Cuesta College, San Luis Obispo, CA
Charlene deGuzman and Miles Crawford
http://youtu.be/OINa46HeWg8
After showing a short movie depicting the pervasiveness of smartphone use at the start of the semester, students in introductory astronomy students at Cuesta College were asked a subjective question regarding their attitudes towards texting and social networking smartphone use in class. This is part of a think-pair-share activity using flashcards to answer syllabus quiz questions.
Texting/social networking is acceptable behavior in class.
(A) Strongly disagree.
(B) Disagree.
(C) Neutral.
(D) Agree.
(E) Strongly agree.
Student responses (pre-discussion)
Astronomy 210
Section 30674 (SLO campus)
(A) : 1 student
(B) : 3 students
(C) : 29 students
(D) : 3 students
(E) : 0 students
Astronomy 210
Section 30676 (NC campus)
(A) : 0 students
(B) : 8 students
(C) : 13 students
(D) : 4 students
(E) : 0 students
Students were then asked to share their answers and discuss with each other the reasoning behind their choices, and to vote again.
Student responses (post-discussion)
Astronomy 210
Section 30674 (SLO campus)
(A) : 3 students
(B) : 3 students
(C) : 32 students
(D) : 3 students
(E) : 0 students
Astronomy 210
Section 30676 (NC campus)
(A) : 0 students
(B) : 8 students
(C) : 15 students
(D) : 4 students
(E) : 0 students
Students were asked to share their responses during the following whole-class discussion.

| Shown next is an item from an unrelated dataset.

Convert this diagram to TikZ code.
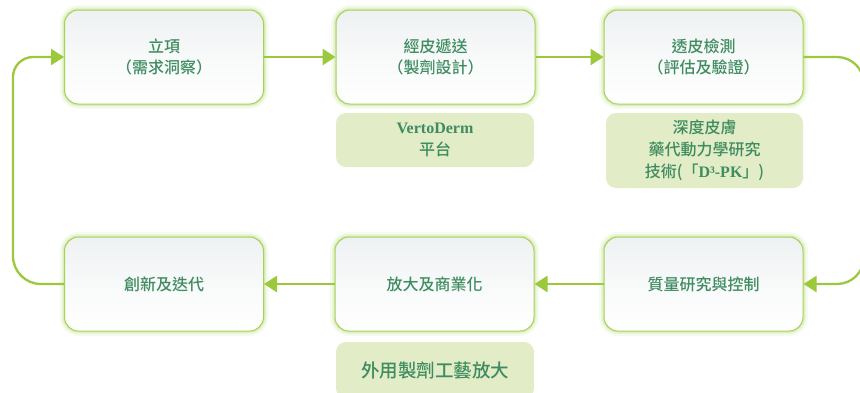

Most responses were along the lines of texting/social networking being "distracting," "inappropriate," and "disrespectful," but some students remarked that emergency contact purposes (or similar circumstances) or looking up information pertinent to lecture might be considered acceptable uses of smartphones. While indiscriminate use of smartphones during instruction would be detrimental to learning, the social norm seems to be that they would be tolerated as long as smartphone use was not disruptive to other students.
These responses and student opinions were then used to set the policy, via consensus, regarding texting and social networking during class time.